Rabu, 10 September 2014

Defisit Gas Mengancam RI 20 Tahun Mendatang Karena Rajin Ekspor

Dana Aditiasari - detikfinance
Jakarta -Ketahanan energi menjadi salah satu fokus berbagai negara di dunia. Salah satu topik utama yang sedang hangat dibicarakan adalah penyediaan sumber energi di luar fosil.

Senior Vice President Gas and Power PT Pertamina (Persero) Salis S Apriliani mengatakan, di masa depan, kebutuhan gas di Indonesia bakal naik pesat, seiring menipisnya ketersediaan energi konvensional seperti minyak.

Saat ini memang konsumsi gas dalam negeri belum sebanyak produksi yang ada, sehingga banyak yang diekspor. Namun untuk ke depan bila gas terus dikuras, maka defisit gas mengancam Indonesia.

Menurut Salis, saat ini baru 50,3% gas yang diproduksi dikonsumsi di dalam negeri.
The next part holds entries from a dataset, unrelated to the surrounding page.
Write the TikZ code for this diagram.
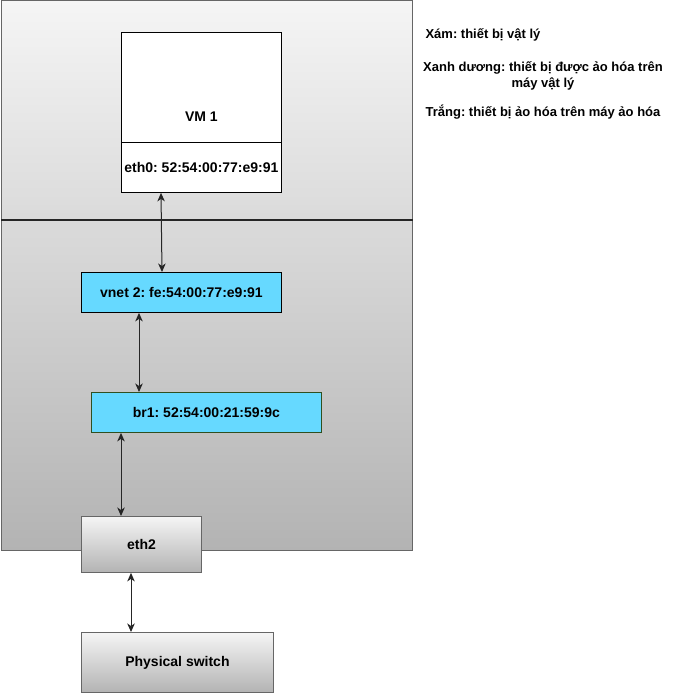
\documentclass[tikz,border=0pt]{standalone}
\usepackage{fontspec}
\setmainfont{Liberation Sans}
\frenchspacing
\usetikzlibrary{arrows.meta}
\definecolor{hostedge}{HTML}{666666}
\definecolor{graytop}{HTML}{F5F5F5}
\definecolor{graybot}{HTML}{B3B3B3}
\definecolor{virtblue}{HTML}{66D9FF}
\definecolor{bredge}{HTML}{2F4F1F}
\tikzset{
  boxfont/.style={font=\bfseries\fontsize{14}{16}\selectfont},
  physbox/.style={draw=hostedge, line width=0.9pt, top color=graytop, bottom color=graybot,
    anchor=north west, inner sep=0pt, boxfont},
  vbox/.style={draw=black, line width=0.9pt, fill=virtblue, anchor=north west, inner sep=0pt, boxfont},
  guestbox/.style={draw=black, line width=0.9pt, fill=white, anchor=north west, inner sep=0pt, boxfont},
  tip/.style={Stealth[length=8.5pt,width=7.5pt,inset=2.5pt]},
  link/.style={draw=black!85, line width=1pt, {Stealth[length=8.5pt,width=7.5pt,inset=2.5pt]}-{Stealth[length=8.5pt,width=7.5pt,inset=2.5pt]}},
  legend/.style={align=center, font=\bfseries\fontsize{13}{16}\selectfont}
}
\begin{document}
\begin{tikzpicture}[x=1pt, y=-1pt]
\useasboundingbox (0,0) rectangle (676,693);

% host machine
\node[physbox, minimum width=411pt, minimum height=550pt] (host) at (1,0) {};
\coordinate (sepL) at (1,220);
\coordinate (sepR) at (413,220);
\draw[line width=2pt, draw=black!85] (sepL) -- (sepR);

% guest VM
\node[guestbox, minimum width=160pt, minimum height=110pt] (vm) at (121,32) {};
\node[boxfont] (vmlabel) at ([yshift=-29pt]vm.center) {VM 1};
\node[guestbox, minimum width=160pt, minimum height=50pt] (vmeth0) at (121,142) {eth0: 52:54:00:77:e9:91};

% virtual devices on the host
\node[vbox, minimum width=200pt, minimum height=40pt] (vnet) at (81,272) {vnet 2: fe:54:00:77:e9:91};
\node[vbox, draw=bredge, minimum width=230pt, minimum height=40pt] (br1) at (91,392) {br1: 52:54:00:21:59:9c};

% physical devices
\node[physbox, minimum width=120pt, minimum height=56pt] (eth2) at (81,516) {eth2};
\node[physbox, minimum width=192pt, minimum height=60pt] (switch) at (81,632) {Physical switch};

% links
\draw[link] ([xshift=40pt]vmeth0.south west) -- ([xshift=41pt]vmeth0.south west |- vnet.north);
\draw[link] ([xshift=58pt]vnet.south west) -- ([xshift=58pt]vnet.south west |- br1.north);
\draw[link] ([xshift=30pt]br1.south west) -- ([xshift=30pt]br1.south west |- eth2.north);
\draw[link] ([xshift=50pt]eth2.south west) -- ([xshift=50pt]eth2.south west |- switch.north);

% legend
\node[legend] (lg1) at (483,35) {Xám: thiết bị vật lý};
\node[legend] (lg2) at (543,76) {Xanh dương: thiết bị được ảo hóa trên\\máy vật lý};
\node[legend] (lg3) at (543,112) {Trắng: thiết bị ảo hóa trên máy ảo hóa};
\end{tikzpicture}
\end{document}
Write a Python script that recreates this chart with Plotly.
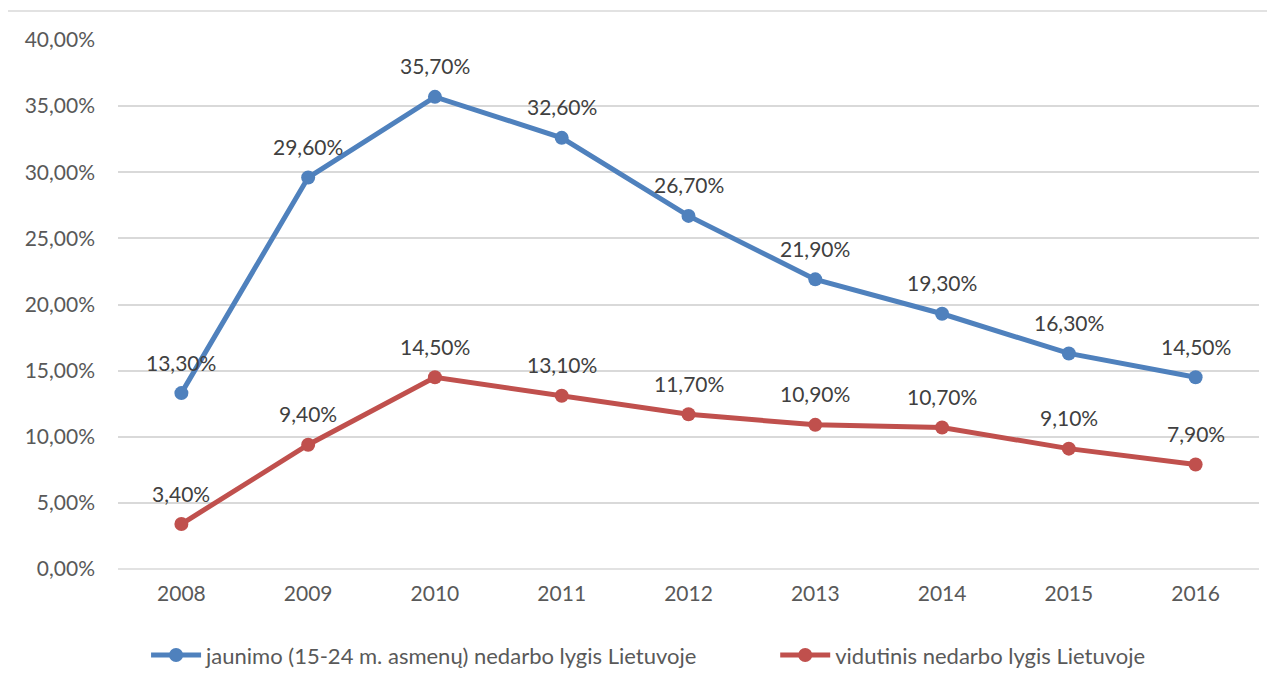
import plotly.graph_objects as go

years = ["2008", "2009", "2010", "2011", "2012", "2013", "2014", "2015", "2016"]
youth = [13.3, 29.6, 35.7, 32.6, 26.7, 21.9, 19.3, 16.3, 14.5]
average = [3.4, 9.4, 14.5, 13.1, 11.7, 10.9, 10.7, 9.1, 7.9]
names = ["jaunimo (15-24 m. asmenų) nedarbo lygis Lietuvoje",
         "vidutinis nedarbo lygis Lietuvoje"]
colors = ["#4F81BD", "#C0504D"]
yticks = [0, 5, 10, 15, 20, 25, 30, 35, 40]

FONT = "Lato"
annotations = []
fig = go.Figure()
legend_ids = ["legend", "legend2"]
for vals, name, col, lg in zip([youth, average], names, colors, legend_ids):
    fig.add_trace(go.Scatter(
        x=years, y=[v / 100 for v in vals], name=name, mode="lines+markers",
        line=dict(color=col, width=5), marker=dict(color=col, size=14),
        legend=lg, hoverinfo="skip"))
    for i, v in enumerate(vals):
        annotations.append(dict(
            x=i, y=v / 100, xref="x", yref="y",
            text=("%.2f%%" % v).replace(".", ","),
            showarrow=False, yshift=31,
            font=dict(family=FONT, size=21, color="#404040")))

leg_common = dict(orientation="h", xanchor="left", y=-0.163, yanchor="middle",
                  itemwidth=50, bgcolor="rgba(0,0,0,0)",
                  font=dict(family=FONT, size=22, color="#595959"))

fig.update_layout(
    width=1267, height=676, separators=",.",
    margin=dict(l=110, r=16, t=32, b=115, autoexpand=False),
    plot_bgcolor="white", paper_bgcolor="white",
    font=dict(family=FONT, size=21, color="#595959"),
    showlegend=True,
    annotations=annotations,
    legend=dict(x=0.0246, **leg_common),
    legend2=dict(x=0.576, **leg_common),
    xaxis=dict(type="category", range=[-0.5, 8.5], showgrid=False, showline=False,
               ticks="", ticklabelstandoff=10, tickfont=dict(size=21)),
    yaxis=dict(range=[0, 0.40], tickvals=[t / 100 for t in yticks], tickformat=".2%",
               showgrid=True, gridcolor="#D9D9D9", gridwidth=1.5, zeroline=False,
               showline=False, ticks="", ticklabelstandoff=22, tickfont=dict(size=21)),
)
fig.add_shape(type="line", xref="paper", yref="paper", x0=0, x1=1, y0=0, y1=0,
              line=dict(color="#D9D9D9", width=1.5), layer="below")
fig.add_shape(type="rect", xref="paper", yref="paper", x0=-0.0973, x1=1.0079,
              y0=-0.4, y1=1.0548, line=dict(color="#D9D9D9", width=1.5), layer="below")
fig.write_html("out.html")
Sedangkan sisanya diekspor.

"Permintaan gas Indonesia akan meningkat hingga 4,8% per tahun dalam rentang 2015-2025. Jadi 86% konsumsinya ada di Jawa. Indonesia akan defisit gas terutama di Jawa Barat dan Sulawesi," kata Salis pada acara The 38th Indonesia Petroleum Association (IPA) Convex 2014, di JCC, Jakarta, Kamis (22/5/2014).

Untuk itu, kata Salis, diperlukan adanya upaya-upaya lebih awal agar lonjakan permintaan gas di masa depan tersebut dapat diantisipasi. Kuncinya adalah keseimbangan antara permintaan dan penawaran.
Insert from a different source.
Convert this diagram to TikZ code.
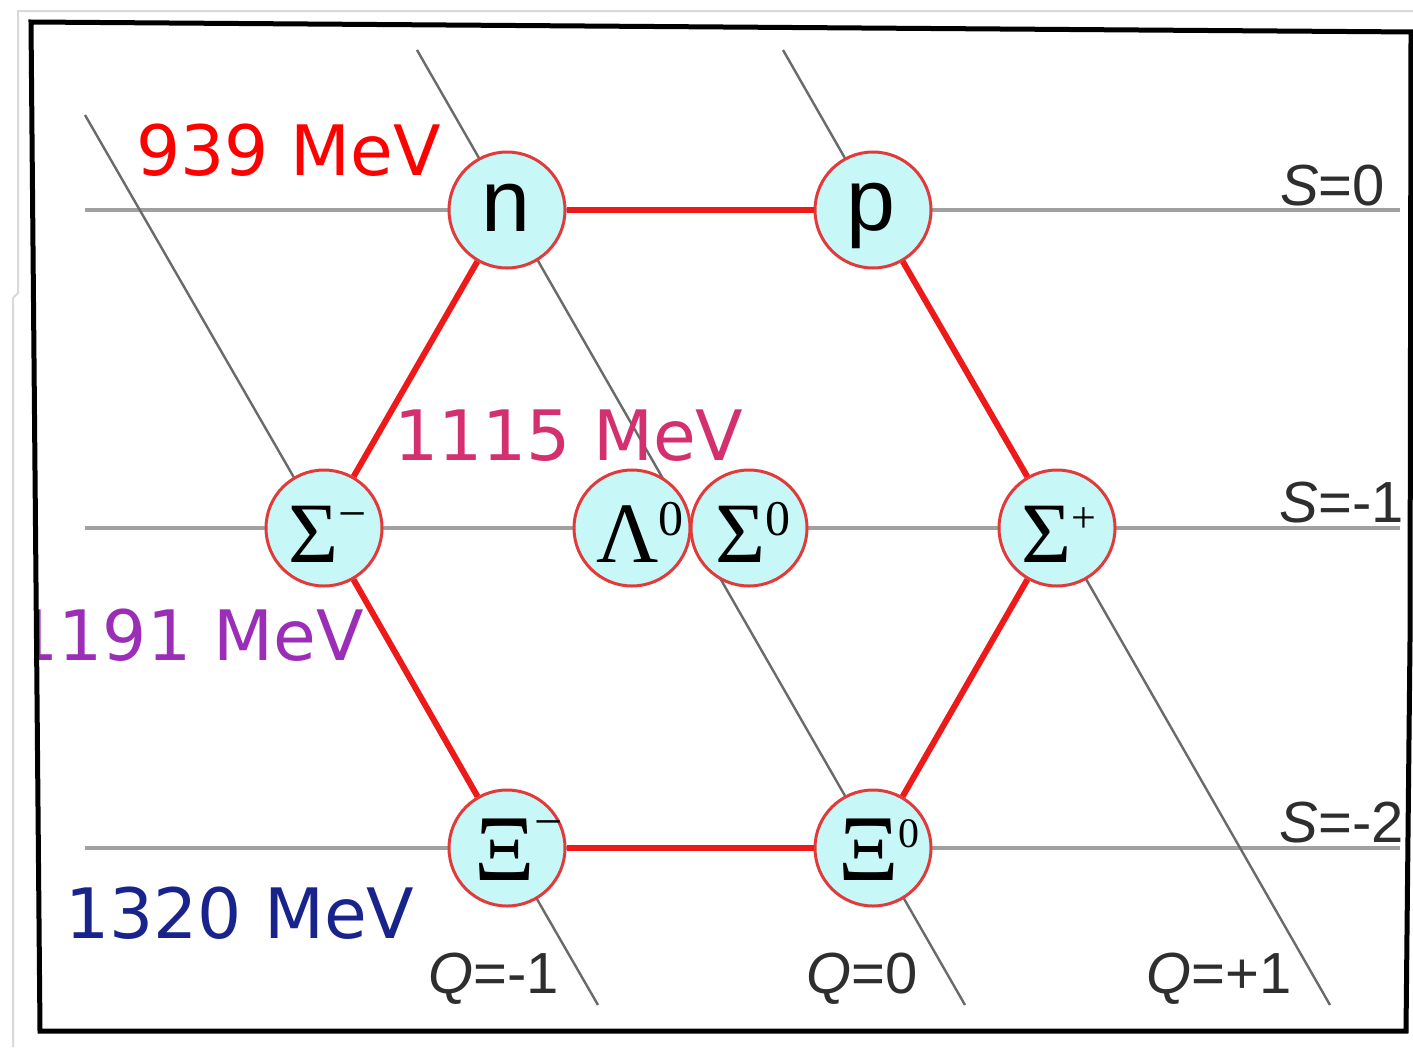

"Yang dimaksud aman itu ya, antara permintaan dengan ketersediaannya itu seimbang. Ya lebih sedikitlah supaya bisa aman. Jadi, bagaimana domestik terpenuhi, secure dari luar juga harus terpenuhi. Maka harus diambil langkah untuk mengantisipasi lonjakan permintaan gas dari dalam negeri," katanya

Langkah nyata yang dapat dilakukan untuk memenuhi ketersediaan gas tersebut, lanjut dia, adalah dengan terus melakukan eksplorasi-eksplorasi baru baik di dalam negeri maupun di luar negeri. Selain itu, perlu juga dipikirkan rencana untuk pemenuhan ketersediaan lewat skema Impor.
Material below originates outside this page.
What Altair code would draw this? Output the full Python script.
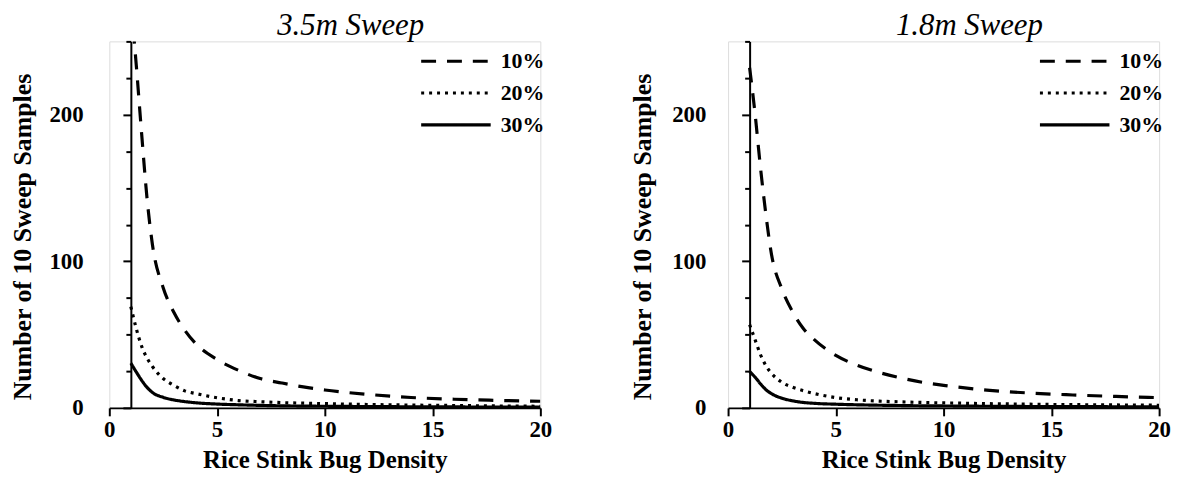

Berbagai negara memang tengah serius mengamankan ketersedian energi dalam negerinya masing-masing. Bahkan, negara tetangga seperti Singapura rela membeli gas dengan harga tinggi dari dalam negeri.

Untuk itu, Indonesia sebagai negara penghasil gas sebaiknya bijak mengalokasikan gas hasil produksinya. Untuk itu, perlu adanya perubahan paradigma, di mana Indonesia harus lebih bijak memanfaatkan sumber daya gasnya untuk memenuhi kebutuhan dalam negeri ketimbang untuk melakukan ekspor.

"Indonesia harus berubah dari LNG Seller (penjual LNG) menjadi LNG Buyer (Pembeli LNG). Kan tadinya kita ekspor LNG, nah untuk memenuhi kebutuhan itu maka perlu ada dilakukan impor. Harus ada perubahan paradigma yang tadinya penjual, jadi pembeli. Itu kan beda. Strategi bisnisnya beda," tegasnya.